The Lord Chief Justice rejected that view in strident terms:
the central difficulty with the Respondent’s submission is that there is nothing in the language of the statute to support the contention that this one element of the defence should be singled out for different treatment as regards the legal burden. The approach of the prosecution in truth requires a re-writing of section 45, whose structure is very different from that of section 31 of the 1999 Act.
The court went on to hold that Article 4 ECHR and the Trafficking Directive are a consideration in favour of imposing the burden of proof on the prosecution uniformly across the various elements of the defence. Finally, the Court of Appeal held that any other interpretation of section 45 risked undermining the objective of the Act:
if the legal burden of proof is reversed, there is a danger of frustrating Parliament’s objective that victims (including children) of trafficking or slavery should be protected against the further stigma of a criminal conviction for an offence committed in consequence of their initial victimisation.
The court noted that this interpretation meant that the defence could be used in a similar way to the defence of duress, with which it shares some characteristics. Any concerns about abuse of the defence had already been accounted for by Parliament through the inclusion of an “objective safeguard” element.
Better protection for trafficking victims
Unfortunately, success on this narrow point of statutory construction was of limited benefit to the appellants. MK faces a retrial and Ms Gega’s conviction was not quashed because the evidence against her was so overwhelming that the misdirection by the trial judge made no difference.

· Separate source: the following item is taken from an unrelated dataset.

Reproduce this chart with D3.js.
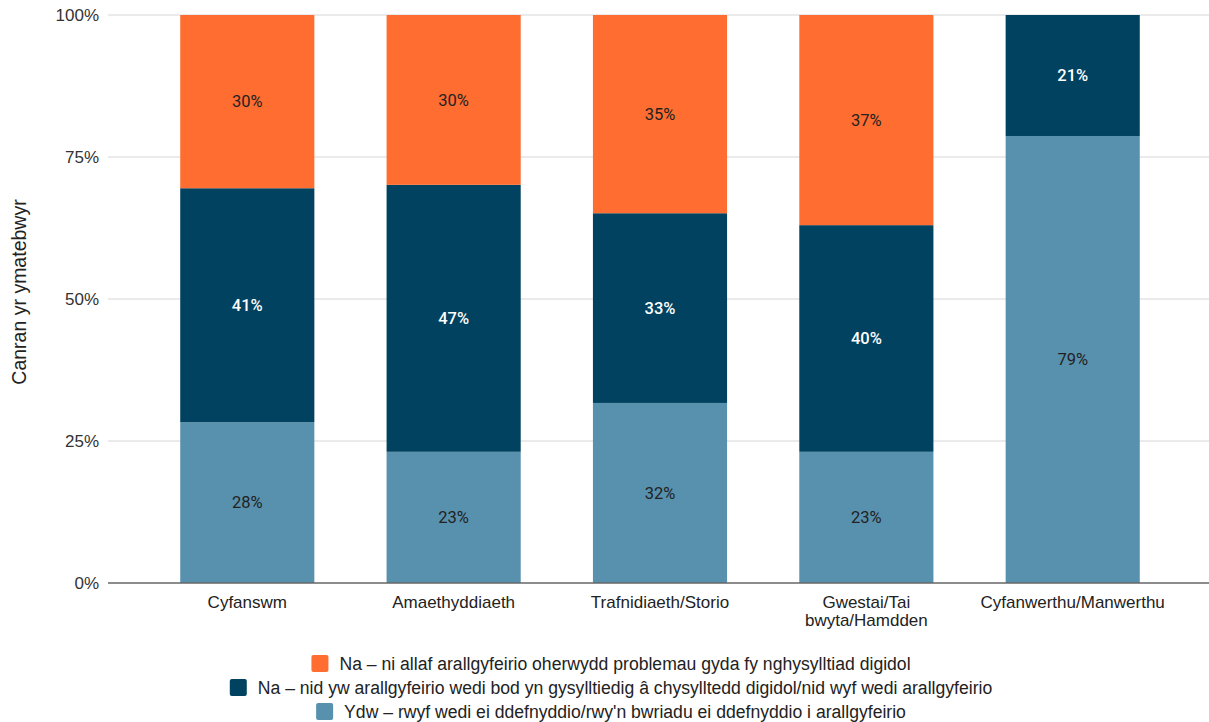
<!DOCTYPE html>
<html><head><meta charset="utf-8">
<script src="https://cdn.jsdelivr.net/npm/d3@7"></script>
<style>body{margin:0;background:#fff}svg{display:block}text{font-family:"Liberation Sans",Arial,sans-serif}</style>
</head><body><svg id="c" width="1209" height="722"></svg>
<script>
const categories = ["Cyfanswm","Amaethyddiaeth","Trafnidiaeth/Storio","Gwestai/Tai bwyta/Hamdden","Cyfanwerthu/Manwerthu"];
const ydw = [28.3, 23.1, 31.7, 23.1, 78.7];
const naNid = [41.2, 47.0, 33.4, 39.9, 21.3];
const naNiAllaf = [30.5, 29.9, 34.9, 37.0, 0];
const ydwLabels = ["28%","23%","32%","23%","79%"];
const naNidLabels = ["41%","47%","33%","40%","21%"];
const naNiAllafLabels = ["30%","30%","35%","37%",""];
const seriesNames = [
  "Ydw – rwyf wedi ei ddefnyddio/rwy'n bwriadu ei ddefnyddio i arallgyfeirio",
  "Na – nid yw arallgyfeirio wedi bod yn gysylltiedig â chysylltedd digidol/nid wyf wedi arallgyfeirio",
  "Na – ni allaf arallgyfeirio oherwydd problemau gyda fy nghysylltiad digidol"
];
const yTicks = [0, 25, 50, 75, 100];
const yTickLabels = ["0%","25%","50%","75%","100%"];
const xLabelLines = [["Cyfanswm"],["Amaethyddiaeth"],["Trafnidiaeth/Storio"],["Gwestai/Tai","bwyta/Hamdden"],["Cyfanwerthu/Manwerthu"]];
const yTitle = "Canran yr ymatebwyr";

const colors = ["#5891ae","#00425f","#ff6d31"];
const labelColors = ["#222","#fff","#222"];

const svg = d3.select("#c");
const x = d3.scaleBand().domain(categories).range([108,1212]).paddingInner(0.35).paddingOuter(0.35);
const y = d3.scaleLinear().domain([0,100]).range([583,15]);

svg.append("g").selectAll("line").data(yTicks.filter(d=>d>0)).join("line")
  .attr("x1",108).attr("x2",1209).attr("y1",d=>y(d)).attr("y2",d=>y(d))
  .attr("stroke","#d6d6d6").attr("stroke-width",1);

svg.append("g").selectAll("text").data(yTicks).join("text")
  .attr("x",99).attr("y",d=>y(d)).attr("dy","0.35em").attr("text-anchor","end")
  .attr("font-size",17).attr("fill","#333").text((d,i)=>yTickLabels[i]);

svg.append("text").attr("transform","translate(26,292) rotate(-90)").attr("text-anchor","middle")
  .attr("font-size",19.5).attr("fill","#222").text(yTitle);

const rows = categories.map((c,i)=>({cat:c, vals:[ydw[i],naNid[i],naNiAllaf[i]], labs:[ydwLabels[i],naNidLabels[i],naNiAllafLabels[i]]}));
const stack = d3.stack().keys([0,1,2]).value((d,k)=>d.vals[k]);
const stacked = stack(rows);

stacked.forEach((layer,k)=>{
  svg.append("g").selectAll("rect").data(layer).join("rect")
    .attr("x",d=>x(d.data.cat)).attr("width",x.bandwidth())
    .attr("y",d=>y(Math.min(100,d[1]))).attr("height",d=>Math.max(0,y(d[0])-y(Math.min(100,d[1]))))
    .attr("fill",colors[k]);
});
stacked.forEach((layer,k)=>{
  svg.append("g").selectAll("text").data(layer.filter(d=>d[1]-d[0]>0)).join("text")
    .attr("x",d=>x(d.data.cat)+x.bandwidth()/2)
    .attr("y",d=>(y(d[0])+y(Math.min(100,d[1])))/2).attr("dy","0.35em")
    .attr("text-anchor","middle").attr("font-size",16.5)
    .style("font-family","Roboto,'Liberation Sans',sans-serif")
    .attr("font-weight",k===1?500:400).attr("fill",labelColors[k])
    .text(d=>d.data.labs[k]);
});

svg.append("line").attr("x1",108).attr("x2",1209).attr("y1",y(0)).attr("y2",y(0))
  .attr("stroke","#666").attr("stroke-width",1.5);

categories.forEach((c,i)=>{
  const cx = x(c)+x.bandwidth()/2;
  const t = svg.append("text").attr("text-anchor","middle").attr("font-size",17).attr("fill","#222")
    .attr("x",cx).attr("y",608);
  xLabelLines[i].forEach((ln,j)=>t.append("tspan").attr("x",cx).attr("dy",j?18:0).text(ln));
});

const legendOrder = [2,1,0];
const legY = [663.5,687.5,711.5];
legendOrder.forEach((k,j)=>{
  const g = svg.append("g");
  const t = g.append("text").attr("font-size",17.6).attr("fill","#222").attr("y",legY[j]).attr("dy","0.35em").text(seriesNames[k]);
  const w = t.node().getComputedTextLength();
  const total = 17+11+w;
  const x0 = 611 - total/2;
  g.append("rect").attr("x",x0).attr("y",legY[j]-8.5).attr("width",17).attr("height",17).attr("rx",2).attr("fill",colors[k]);
  t.attr("x",x0+28);
});
</script></body></html>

But the judgment will be of great benefit to many victims of trafficking and modern slavery. Many, if not most, victims of exploitation have little corroborating evidence of how they were treated and rely heavily on their own account. To succeed, they need to receive a sympathetic hearing. By taking a traditional approach to interpreting this new defence, the Court of Appeal has ensured that victims of trafficking will be given the high level of protection from criminal sanctions intended by Parliament.